”Exploring themes of memory and loss, migration and displacement, the group exhibition adopts multiple perspectives from differing economic and geopolitical contexts. Through the artworks the exhibited artists, the show resurfaces an ocean of communicating experiences across geographies of alienation and violence, timelines of war and peace that leave traces across imaginary borders, but also invisible lines that connect and shapes lines of empathy.”
Carlos Amorales, Ovidiu Anton, Valentina Avanzini, Matei Bejenaru, Orit Ishay, Zhanna Kadyrova, Renata Poljak
Curators: Cristina Stoenescu, Anastasia Palii
September 9 – October 20, 2023
Anca Poterașu Gallery, Bucharest
Taking as reference point Derrida’s concept of hospitality, the exhibition Poetics of Hospitality reflects the unavoidable ambiguities and contradictions for this term, which is close to meaning to the concept of power through the influence exerted on the Other – migrant/stranger, and which implies an ethical and political dimension. The selection of works is an interplay of various artistic media that reflect the dynamics of power relations surrounding the phenomenon of migration: inter-ethnic conflicts, the abusive effects of neoliberal policies in a global economy, the devaluation of the unaccounted for female labour force in poor countries.
In Matei Bejenaru’s installation Enlarged Clothes is presented Romania as the main European exporter of textiles to the EU market (in 2003: 3.832 billion euros) and the fourth largest exporter in the world, after China, Turkey and India.. Most of the textile and clothes production in Romania is based on ”Lohn system”, which takes advantage of the very low labour force costs and the comunist industrial infrastructure. In 2005, a Romanian worker from ”Lohn” company was paid 90-150 Euro/month, which is approx. one eighth the wage of a similasr worker in the EU.
The connections between the artworks emphasize both the loss and the implicit and explicit violence of forced migration, be it from economic, political, or social reasons.

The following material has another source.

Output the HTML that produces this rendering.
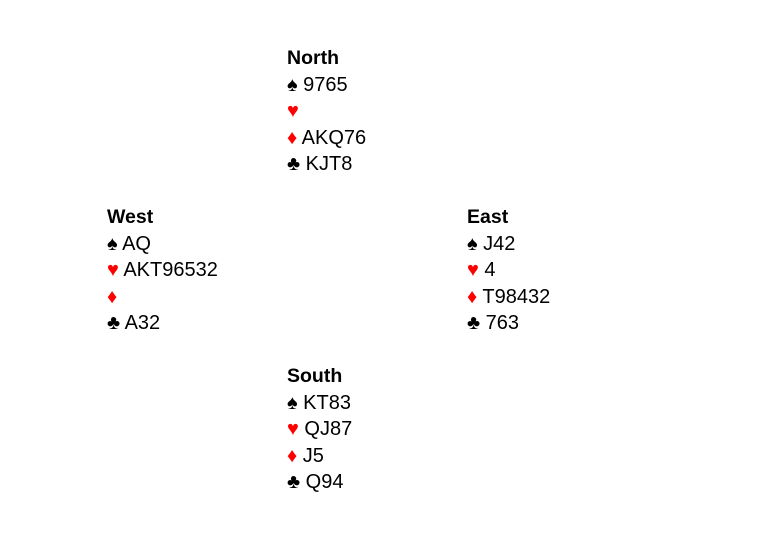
<!DOCTYPE html>
<html><head><style>
body{margin:0;width:776px;height:535px;background:#fff;font-family:"Liberation Sans",Arial,sans-serif;font-size:20px;color:#000;position:relative;overflow:hidden}
.h{position:absolute;line-height:26.5px;white-space:nowrap}
.h b{font-weight:bold;font-size:19.5px}
.r{color:#f00}
</style></head><body>
<div class="h" style="left:287px;top:45px"><b>North</b><br>♠ 9765<br><span class="r">♥</span><br><span class="r">♦</span> AKQ76<br>♣ KJT8</div>
<div class="h" style="left:107px;top:204px"><b>West</b><br>♠ AQ<br><span class="r">♥</span> AKT96532<br><span class="r">♦</span><br>♣ A32</div>
<div class="h" style="left:467px;top:204px"><b>East</b><br>♠ J42<br><span class="r">♥</span> 4<br><span class="r">♦</span> T98432<br>♣ 763</div>
<div class="h" style="left:287px;top:363px"><b>South</b><br>♠ KT83<br><span class="r">♥</span> QJ87<br><span class="r">♦</span> J5<br>♣ Q94</div>
</body></html>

Individual images and stories of geopolitical or economic permutations impose new realities felt both across borders and in the home-in-the-past, individual temporal perspectives, but brought together in a chorus of experiences felt at a generational level, as highlighted by Valentina Avanzini’s research centered on the lullabies of women who left for Italy or as presented in Matei Bejenaru’s film “From far away”, in direct connection with economic migration in the Romanian context, with a focus on domestic work far from one’s own families. The dialogue in the exhibition broadens to a more global scale with the work of Ovidiu Anton, who aptly underlines the permanence of migratory phenomena, but also the constant unreadiness of social and political systems in supporting the pressures of these unavoidable changes. The artist has a long-term focus on retrieving symbols of the formal, ubiquitous system of marking borders and fears, such as border control posts, fences and pieces of wall-building across countries and histories. Through his sculptures, showing enlarged cartridges of bullets or fragments of no-trespassing signaling, the artist allows to reconsider a common visual language of transforming lines on the map in unmovable obstacles. His works allow a context through which the viewer can consider the alienating consequences of current political systems, as well as showing how the world functions as a construct that can hopefully be altered and made more human.